Джонни старался не вспоминать всех ошибок, которые он успел совершить за проведенные без Кейт четыре года, а таких ошибок накопилось страшно подумать сколько. Вместо этого Джонни молился – в Бога он перестал верить в день смерти жены и снова поверил, когда исчезла дочь.
Он просидел в комнате ожидания несколько часов, наблюдая, как приходят и уходят люди. Сам он еще никому не звонил – хотел дождаться, когда ему сообщат о состоянии Талли. Хватит с их семьи трагических звонков. Бад с Марджи теперь жили в Аризоне, и Джонни не хотел, чтобы Марджи сломя голову неслась в аэропорт без особой надобности. Лучше бы, конечно, позвонить матери Талли, но он понятия не имел, где ее искать.
И Мара. Однако Джонни сомневался, что та вообще возьмет трубку, если увидит, от кого звонок.
– Мистер Райан?
Джонни резко поднял голову, к нему направлялся нейрохирург. Джонни хотел вскочить навстречу врачу, но его сковала слабость. Хирург дотронулся до его плеча и повторил:
– Мистер Райан?
Джонни с трудом поднялся:
– Как она, доктор Беван?
– Операцию перенесла нормально. Пойдемте со мной.
Джонни прошел следом за врачом в маленькую комнату без окон. Посреди пустого стола лишь коробка с салфетками.
Он сел.
Доктор Беван расположился напротив.
– В настоящий момент нас сильнее всего тревожит отек головного мозга. У нее обширная травма головы. Чтобы устранить отек, мы провели шунтирование, но результат не гарантирован. Мы понизили пациентке температуру тела и ввели в медикаментозную кому – так мы сбили внутричерепное давление. Но состояние все равно критическое. Сейчас она подключена к аппарату искусственного жизнеобеспечения.
– Можно мне к ней? – спросил Джонни.
Врач кивнул:
– Разумеется. Пойдемте.
Они прошли по коридору, вошли в лифт и поднялись наверх, в реанимацию. В У-образном коридоре вокруг пункта дежурной располагались двенадцать палат со стеклянными дверями. Доктор Беван провел Джонни в одну из них.
Волосы Талли сбрили, в голове просверлили отверстие. Чтобы ослабить давление на мозг, поставили катетер и дренаж. Из ее тела вообще торчало множество трубок – для дыхания, для приема пищи, да еще и в голове трубка. На экране над кроватью светились показатели внутричерепного давления и пульса. На левую руку Талли наложили гипс. Иссиня-бледные пальцы словно излучали холод.

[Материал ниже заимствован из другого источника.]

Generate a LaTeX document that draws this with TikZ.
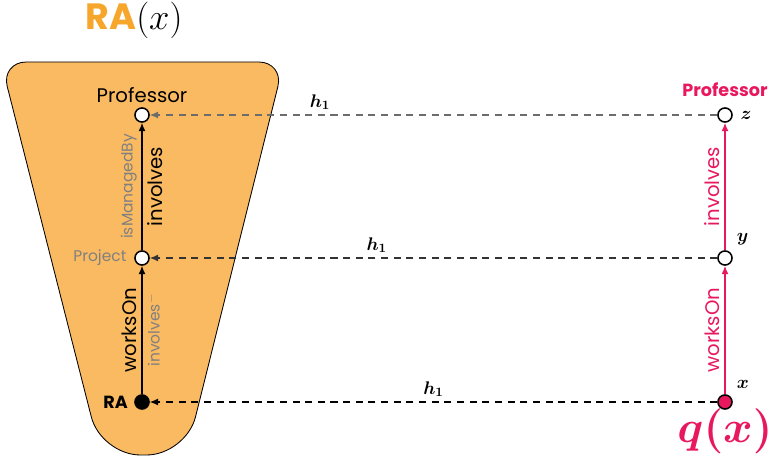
\documentclass[tikz,border=0pt]{standalone}
\usepackage{fix-cm}
\usepackage{fontspec}
\usepackage{amsmath,bm}
\usetikzlibrary{arrows.meta,positioning}
\newfontfamily\poppins{Poppins}
\definecolor{mfill}{RGB}{250,186,98}
\definecolor{mtitle}{RGB}{247,166,44}
\definecolor{mpink}{RGB}{232,24,94}

\begin{document}
\begin{tikzpicture}[x=0.025cm, y=-0.025cm, >={Latex[length=6pt,width=5pt]}]
  \tikzset{vert/.style={draw,circle,line width=1.1pt,inner sep=0pt,minimum size=10pt,fill=#1}}
  \tikzset{hom/.style={->,dashed,dash pattern=on 5pt off 4pt,line width=0.8pt}}
  \tikzset{role/.style={->,line width=0.9pt}}
  \tikzset{lab/.style={font=\poppins\fontsize{14}{16}\selectfont}}
  \tikzset{bold lab/.style={font=\poppins\bfseries\fontsize{12.5}{15}\selectfont}}
  \tikzset{small lab/.style={font=\poppins\fontsize{11}{13}\selectfont,text=gray}}
  \tikzset{var/.style={font=\fontsize{13}{15}\selectfont,text=black}}
  \useasboundingbox (0,0) rectangle (771,464);

  % the query
  \draw[fill=mfill, line width=0.6pt] (143,62) [rounded corners=18pt] -- (284,62) [rounded corners=28pt] -- (186,455) -- (101,455) [rounded corners=18pt] -- (1,62) -- cycle;
  \node[font=\poppins\bfseries\fontsize{26}{30}\selectfont] (title) at (134,20) {\textcolor{mtitle}{RA}$(x)$};

  \node[vert=white] (prof) at (142,115) {};
  \node[vert=white] (proj) at (142,258) {};
  \node[vert=black] (ra) at (142,402) {};
  \node[lab, above=0pt of prof] (proflab) {Professor};
  \node[small lab, left=2pt of proj] (projlab) {Project};
  \node[bold lab, left=1pt of ra] (ralab) {RA};

  \draw[role] (ra) -- (proj) node[lab, midway, sloped, above] {worksOn} node[small lab, midway, sloped, below] {involves$^{-}$};
  \draw[role] (proj) -- (prof) node[small lab, midway, sloped, above] {isManagedBy} node[lab, midway, sloped, below] {involves};

  % the target
  \node[vert=white] (z) at (725,115) {};
  \node[vert=white] (y) at (725,258) {};
  \node[vert=mpink] (x) at (725,402) {};
  \node[bold lab, text=mpink, above=4pt of z] (zlab) {Professor};
  \node[var, right=2pt of z] {$\bm{z}$};
  \node[var, above right=2pt and 1pt of y] {$\bm{y}$};
  \node[var, above right=2pt and 1pt of x] {$\bm{x}$};
  \node[text=mpink, font=\fontsize{32}{36}\selectfont, below=-4pt of x] (qlab) {$\bm{q(x)}$};

  \draw[role, mpink] (x) -- (y) node[lab, midway, sloped, above] {worksOn};
  \draw[role, mpink] (y) -- (z) node[lab, midway, sloped, above] {involves};

  % h_1
  \draw[hom, gray!85!black] (z) -- (prof) node[var, pos=0.7, above] {$\bm{h_1}$};
  \draw[hom, black!80] (y) -- (proj) node[var, pos=0.6, above] {$\bm{h_1}$};
  \draw[hom, black] (x) -- (ra) node[var, pos=0.5, above] {$\bm{h_1}$};
\end{tikzpicture}
\end{document}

– Чем обернется травма мозга, предсказать невозможно, – сказал доктор Беван, – масштаб травмы нам на этот момент неизвестен. Надеемся, что в течение суток ситуация прояснится. Мне бы хотелось обнадежить вас, но мы пока бродим в потемках.
Джонни знал о травмах мозга не понаслышке. Работая военным репортером в Ираке, он и сам заработал себе такую же. Чтобы прийти в себя, ему понадобилось несколько месяцев, но взрыва он до сих пор так и не вспомнил.
– А когда она придет в себя, то полностью восстановится?
– Придет ли она в себя, сказать тяжело. Мозг у нее действует, но как, непонятно, потому что сейчас мы поддерживаем ее медикаментозно. Зрачки реагируют на раздражитель, и это хороший признак. Кома даст ее организму время. Однако если кровотечение продолжится или отек увеличится… – Он умолк.
Что тогда будет, Джонни и так знал. Шипенье аппарата напоминало ему, что дышит Талли не сама. Какофония писков, жужжания и шипенья словно взяла на себя функцию Бога.
– Что с ней случилось? – спросил наконец Джонни.
– Насколько мне известно, автомобильная авария, но подробностей у меня нет. – Доктор Беван повернулся к Джонни: – Она верующая?
– Не сказал бы.
– Очень жаль. В такие моменты вера приносит немалое утешение.